Background/Question/Methods

Food chain efficiency (FCE, carnivore production/primary production) describes the relative energy flow through a food chain. FCE can be mediated by primary producer biomass and stoichiometric food quality, traits which are impacted by light and nutrient supply. Carnivores also exert top-down effects which can mediate FCE. For example, nutrient-limited carnivores have lower production, decreasing FCE. Carnivore nutrient requirements shift throughout ontogeny as their body stoichiometry changes; larval fish may be more prone to phosphorus limitation than older fish because they invest large amounts of P into RNA and bone development. We conducted a large-scale mesocosm experiment investigating the effects of light, nutrients, and carnivore ontogeny on FCE in 3-level aquatic food chains.

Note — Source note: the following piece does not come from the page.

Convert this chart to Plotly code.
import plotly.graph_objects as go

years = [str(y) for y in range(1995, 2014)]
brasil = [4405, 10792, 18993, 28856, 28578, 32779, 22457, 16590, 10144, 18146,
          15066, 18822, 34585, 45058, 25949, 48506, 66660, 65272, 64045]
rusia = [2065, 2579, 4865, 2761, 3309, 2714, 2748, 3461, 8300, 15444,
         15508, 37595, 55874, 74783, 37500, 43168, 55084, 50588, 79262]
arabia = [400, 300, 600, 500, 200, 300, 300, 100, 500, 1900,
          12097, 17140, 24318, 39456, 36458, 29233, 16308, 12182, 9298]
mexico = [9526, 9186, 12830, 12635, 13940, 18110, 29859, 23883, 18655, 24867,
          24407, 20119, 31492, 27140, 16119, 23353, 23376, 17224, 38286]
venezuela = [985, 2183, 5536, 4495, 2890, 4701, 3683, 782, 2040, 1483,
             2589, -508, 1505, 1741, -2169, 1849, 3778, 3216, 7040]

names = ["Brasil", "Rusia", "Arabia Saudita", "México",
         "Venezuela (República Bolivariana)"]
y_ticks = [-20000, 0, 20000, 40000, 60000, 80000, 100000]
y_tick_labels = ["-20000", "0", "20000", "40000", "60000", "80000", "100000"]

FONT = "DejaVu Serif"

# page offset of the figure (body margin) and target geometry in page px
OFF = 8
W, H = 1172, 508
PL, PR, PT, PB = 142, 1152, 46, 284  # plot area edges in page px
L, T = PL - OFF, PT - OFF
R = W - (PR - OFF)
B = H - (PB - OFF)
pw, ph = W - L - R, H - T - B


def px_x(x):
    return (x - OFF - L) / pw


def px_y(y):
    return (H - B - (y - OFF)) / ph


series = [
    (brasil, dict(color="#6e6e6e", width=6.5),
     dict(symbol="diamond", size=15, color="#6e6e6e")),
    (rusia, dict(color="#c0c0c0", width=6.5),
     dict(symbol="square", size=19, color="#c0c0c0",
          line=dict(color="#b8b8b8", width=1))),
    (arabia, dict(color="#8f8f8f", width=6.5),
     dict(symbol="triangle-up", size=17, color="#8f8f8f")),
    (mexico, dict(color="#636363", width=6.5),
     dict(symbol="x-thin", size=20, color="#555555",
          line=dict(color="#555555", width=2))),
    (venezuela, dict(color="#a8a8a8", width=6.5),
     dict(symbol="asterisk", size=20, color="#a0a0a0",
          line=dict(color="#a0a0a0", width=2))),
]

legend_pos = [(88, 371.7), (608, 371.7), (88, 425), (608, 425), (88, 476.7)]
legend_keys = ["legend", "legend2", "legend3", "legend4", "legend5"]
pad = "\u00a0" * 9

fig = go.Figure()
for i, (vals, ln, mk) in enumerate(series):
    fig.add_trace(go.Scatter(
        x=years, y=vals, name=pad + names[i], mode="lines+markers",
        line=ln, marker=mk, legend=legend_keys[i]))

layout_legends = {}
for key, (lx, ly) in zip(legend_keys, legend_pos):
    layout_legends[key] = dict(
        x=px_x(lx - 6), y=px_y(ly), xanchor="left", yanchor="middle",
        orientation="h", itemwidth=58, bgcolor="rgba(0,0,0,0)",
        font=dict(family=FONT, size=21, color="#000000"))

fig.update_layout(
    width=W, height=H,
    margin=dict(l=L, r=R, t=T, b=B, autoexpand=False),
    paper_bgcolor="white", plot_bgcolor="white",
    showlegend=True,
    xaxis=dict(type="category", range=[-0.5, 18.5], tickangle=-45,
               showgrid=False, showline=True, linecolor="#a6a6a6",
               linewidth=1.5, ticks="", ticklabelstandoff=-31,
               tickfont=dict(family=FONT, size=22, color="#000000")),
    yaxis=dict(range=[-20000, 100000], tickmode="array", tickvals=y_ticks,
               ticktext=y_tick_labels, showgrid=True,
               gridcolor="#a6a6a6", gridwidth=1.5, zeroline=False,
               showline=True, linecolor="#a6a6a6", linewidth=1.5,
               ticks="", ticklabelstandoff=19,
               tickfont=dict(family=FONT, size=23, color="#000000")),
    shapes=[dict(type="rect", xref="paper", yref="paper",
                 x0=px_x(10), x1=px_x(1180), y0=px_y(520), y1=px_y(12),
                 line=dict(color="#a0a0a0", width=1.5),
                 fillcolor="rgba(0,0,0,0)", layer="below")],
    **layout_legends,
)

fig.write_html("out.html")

We manipulated light supply (high and low) and nutrient supply (high and low) and calculated FCE at three points during carnivore (bluegill) development. If carnivore production is correlated with phytoplankton stoichiometric quality, we predicted that FCE would be highest under low light/high nutrient supply and lowest under high light/low nutrient supply, as these treatments would produce phytoplankton of highest and lowest food quality. In addition, we predicted that FCE would be more closely tied to stoichiometric food quality when bluegill were in the larval stage.

Results/Conclusions

Preliminary results suggest that nutrient supply affected larval bluegill production more strongly than juvenile bluegill production, supporting our prediction that nutrient limitation is more important during the larval stage. Although phytoplankton stoichiometry was affected by light and nutrients, FCE tended to be higher under high light supply, regardless of ontogenetic stage. In addition, bluegill production was correlated with phytoplankton production rather than phytoplankton food quality. Together, these results suggest that, while total nutrient supply affects larval fish production, primary production (food quantity) may be more important than stoichiometric food quality in determining carnivore production and FCE in our system. More broadly, our experiment demonstrates that carnivores may be able to compensate for the effects of low food quality. Additionally, our results argue for consideration of both top-down and bottom-up effects when exploring how energy transfer within a food chain may be constrained.